With the Ebola crisis slowly beginning to fade from our global threat chart, a new disease has popped up in its place to cause fear and panic. Only it's not new, in fact it's really old and we kind of thought we'd kicked it here in the U.S.
At press time there were at least 102 cases of measles in 14 states, most, if not all of which are believed to be tied to an outbreak that began at Disneyland in California in mid-December. Measles is a highly contagious respiratory disease that's caused by a virus spread in the air with symptoms including: fever, runny nose, cough, red eyes and a sore throat, according to the Centers For Disease Control and Prevention.
It was considered eliminated in the U.S. in 2000, and since then the CDC said it's only topped 100 cases five times.
There were more than 200 cases in 2011 and 644 in 2014. Why? Well, that's where it starts to get tricky.
To Vaccinate Or Not To Vaccinate?
Over the past few years, a number of parents have decided to either not vaccinate their children against common childhood diseases, or to delay vaccinations for a variety of reasons, from fears that they might cause autism (which have been discounted by most medical professionals) to an ignorance over the concept of "herd immunity," according to a report in the Christian Science Monitor.
Mark Largent, a historian at Michigan State University in East Lansing and author of "Vaccine: The Debate in Modern America," said the reason is often not that they are "anti-vaccine," but rather "vaccine-anxious." But to increase herd immunity --- which is what happens when the presence of a large group of vaccinated people basically provides a kind of protection to individuals who aren't; it requires a 92 percent vaccination rate -- doctors must convince those parents that they should inoculate their children.
Public health officials, however, are pretty clear on the answer: Vaccinations are the reason we have all but wiped out such formerly common diseases as polio, whooping cough, chicken pox and, yes, measles. According to the CDC, the "majority" of the people who got measles in those 102 reported cases were not vaccinated. The source of the infection is believed to be a visitor from overseas. (Measles is still common in Europe, Asia, the Pacific and Africa.)
Who Can You Trust?
Whatever the reason, part of the problem with the latest outbreak is that some of our leaders are sending confusing, often contradictory messages.
President Obama was unequivocal in supporting the use of vaccines over the weekend. "Get your kids vaccinated," he said, while expected 2016 Democratic presidential candidate Hillary Rodham Clinton seconded that emotion on Monday. "The science is clear: The earth is round, the sky is blue, and #vaccineswork," she tweeted.

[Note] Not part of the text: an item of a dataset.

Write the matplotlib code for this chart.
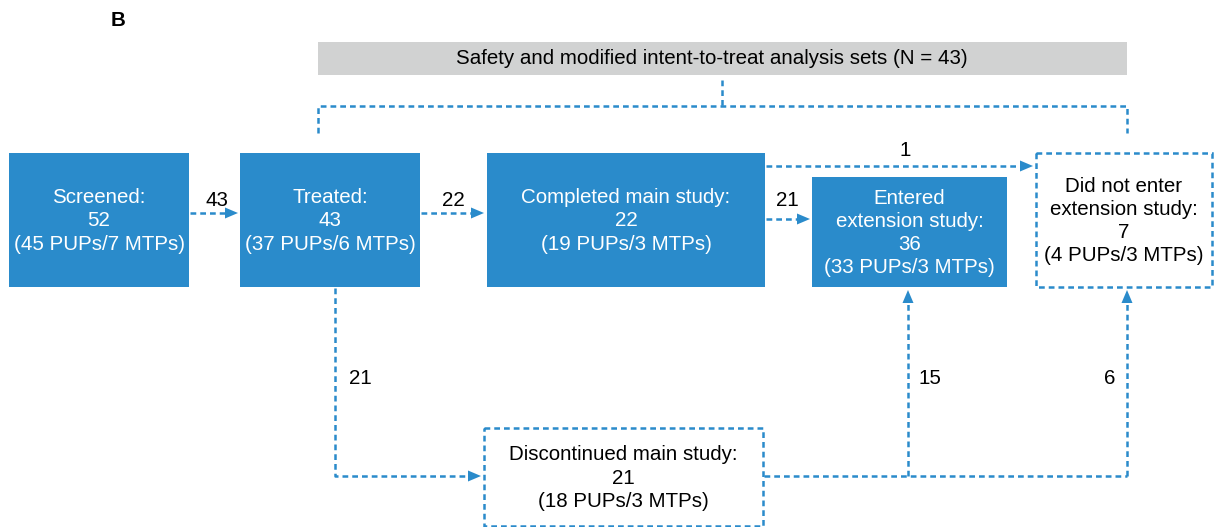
import matplotlib.pyplot as plt
from matplotlib.patches import Rectangle, Polygon

plt.rcParams['font.family'] = ['Liberation Sans', 'DejaVu Sans']

# flow counts
n_screened, n_treated = 52, 43
n_completed, n_discontinued = 22, 21
n_entered, n_not_entered = 36, 7
flow_labels = ["43", "22", "21", "1", "21", "15", "6"]
pups = {"screened": (45, 7), "treated": (37, 6), "completed": (19, 3),
        "entered": (33, 3), "not_entered": (4, 3), "discontinued": (18, 3)}

BLUE = '#2a8bcb'
GREY = '#d1d2d2'
FS = 14.8
LW = 1.8
DASH = (0, (2.3, 1.6))

fig = plt.figure(figsize=(12.14, 5.27), dpi=100)
ax = fig.add_axes([0, 0, 1, 1])
ax.set_xlim(0, 1214)
ax.set_ylim(527, 0)
ax.axis('off')


def sub(key):
    p, m = pups[key]
    return "(%d PUPs/%d MTPs)" % (p, m)


def solid_box(x0, y0, x1, y1, text):
    ax.add_patch(Rectangle((x0, y0), x1 - x0, y1 - y0, color=BLUE, lw=0))
    ax.text((x0 + x1) / 2, (y0 + y1) / 2 + 1, text, color='white', ha='center',
            va='center', fontsize=FS, linespacing=1.28)


def dotted_box(x0, y0, x1, y1, text):
    ax.add_patch(Rectangle((x0, y0), x1 - x0, y1 - y0, fill=False, ec=BLUE,
                           lw=LW, ls=DASH, clip_on=False))
    ax.text((x0 + x1) / 2, (y0 + y1) / 2 + 1, text, color='black', ha='center',
            va='center', fontsize=FS, linespacing=1.28)


def head(x, y, d):
    L, W = 13, 5.5
    if d == 'r':
        pts = [(x, y), (x - L, y - W), (x - L, y + W)]
    else:  # up
        pts = [(x, y), (x - W, y + L), (x + W, y + L)]
    ax.add_patch(Polygon(pts, closed=True, color=BLUE, lw=0))


def dline(xs, ys, d=None):
    xs, ys = list(xs), list(ys)
    if d == 'r':
        tip = xs[-1]
        xs[-1] = tip - 10
    elif d == 'u':
        tip = ys[-1]
        ys[-1] = tip + 10
    ax.plot(xs, ys, color=BLUE, lw=LW, ls=DASH, dash_capstyle='butt')
    if d == 'r':
        head(tip, ys[-1], 'r')
    elif d == 'u':
        head(xs[-1], tip, 'u')


# header
ax.text(118, 20, "B", fontsize=FS, fontweight='bold', ha='center', va='center')
ax.add_patch(Rectangle((318, 42), 809, 33, color=GREY, lw=0))
ax.text(712, 58, "Safety and modified intent-to-treat analysis sets (N = %d)" % n_treated,
        ha='center', va='center', fontsize=FS)
dline([722, 722], [80, 106])
dline([318, 318, 1127, 1127], [133, 106, 106, 133])

# boxes
solid_box(9, 153, 189, 287, "Screened:\n%d\n%s" % (n_screened, sub("screened")))
solid_box(240, 153, 420, 287, "Treated:\n%d\n%s" % (n_treated, sub("treated")))
solid_box(487, 153, 765, 287, "Completed main study:\n%d\n%s" % (n_completed, sub("completed")))
solid_box(812, 177, 1007, 287, "Entered\nextension study:\n%d\n%s" % (n_entered, sub("entered")))
dotted_box(1036, 153, 1212, 287, "Did not enter\nextension study:\n%d\n%s" % (n_not_entered, sub("not_entered")))
dotted_box(484, 428, 763, 526, "Discontinued main study:\n%d\n%s" % (n_discontinued, sub("discontinued")))

# arrows
dline([190, 238], [213, 213], 'r')
ax.text(217, 200, flow_labels[0], ha='center', va='center', fontsize=FS)
dline([421, 484], [213, 213], 'r')
ax.text(453, 200, flow_labels[1], ha='center', va='center', fontsize=FS)
dline([766, 810], [219, 219], 'r')
ax.text(787, 200, flow_labels[2], ha='center', va='center', fontsize=FS)
dline([766, 1033], [166, 166], 'r')
ax.text(905, 150, flow_labels[3], ha='center', va='center', fontsize=FS)
dline([335, 335, 481], [288, 476, 476], 'r')
ax.text(360, 378, flow_labels[4], ha='center', va='center', fontsize=FS)
dline([764, 1127], [476, 476])
dline([908, 908], [476, 290], 'u')
ax.text(930, 378, flow_labels[5], ha='center', va='center', fontsize=FS)
dline([1127, 1127], [476, 290], 'u')
ax.text(1110, 378, flow_labels[6], ha='center', va='center', fontsize=FS)

fig.savefig('out.png', dpi=100)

But things go a bit cloudier this week when likely Republican presidential candidate New Jersey Governor Chris Christie appeared to say it's up to parents, and then reversed himself.
Christie said he understood that "parents need to have some measure of choice in things as well" and "there has to be a balance." But after getting serious blowback, Christie seemed to change his mind, with his office issuing a clarification: "the Governor believes vaccines are an important public health protection and with a disease like measles there is no question kids should be vaccinated."
Another Republican presidential hopeful, Senator (and physician) Rand Paul, was not so sure.
"While I think it’s a good idea to take the vaccine, I think that’s a personal decision for individuals," he told conservative talk radio host Laura Ingraham. While he was annoyed by doctors who told him to vaccinate his own children, Paul said he eventually relented, spacing out the shots over a period of time.
What Do You Think?
The debate has clearly divided people, with some blaming non-vaccinators for needlessly spreading a disease and people who chose not to vaccinate arguing that it is their choice what chemicals are put into their children's bodies.
Do You Have To Get Vaccinated?
According to the Monitor, all states allow for medical exemptions to vaccines and all but West Virginia and Mississippi allow for religious exemptions. About 20 states also allow for a "personal belief" exemption, and many pro-vaccine voices are reportedly turning their anger at those clusters of non-vaccinators, which can be found in places like Marin or Orange County in California and Boulder, Colorado.
The questioners in those communities tend to be educated and well-off, as well as focused on a natural lifestyle that questions mainstream medicine and the large pharmaceutical companies that typically manufacture vaccines. Others include Amish communities, some Orthodox communities in New York and Christian Scientists.
Some who delay or customize the schedule of vaccination point to higher rates of autoimmune and attention-deficit disorders in young people and the clustering of the typically three dozen shots most children are required to get by age six.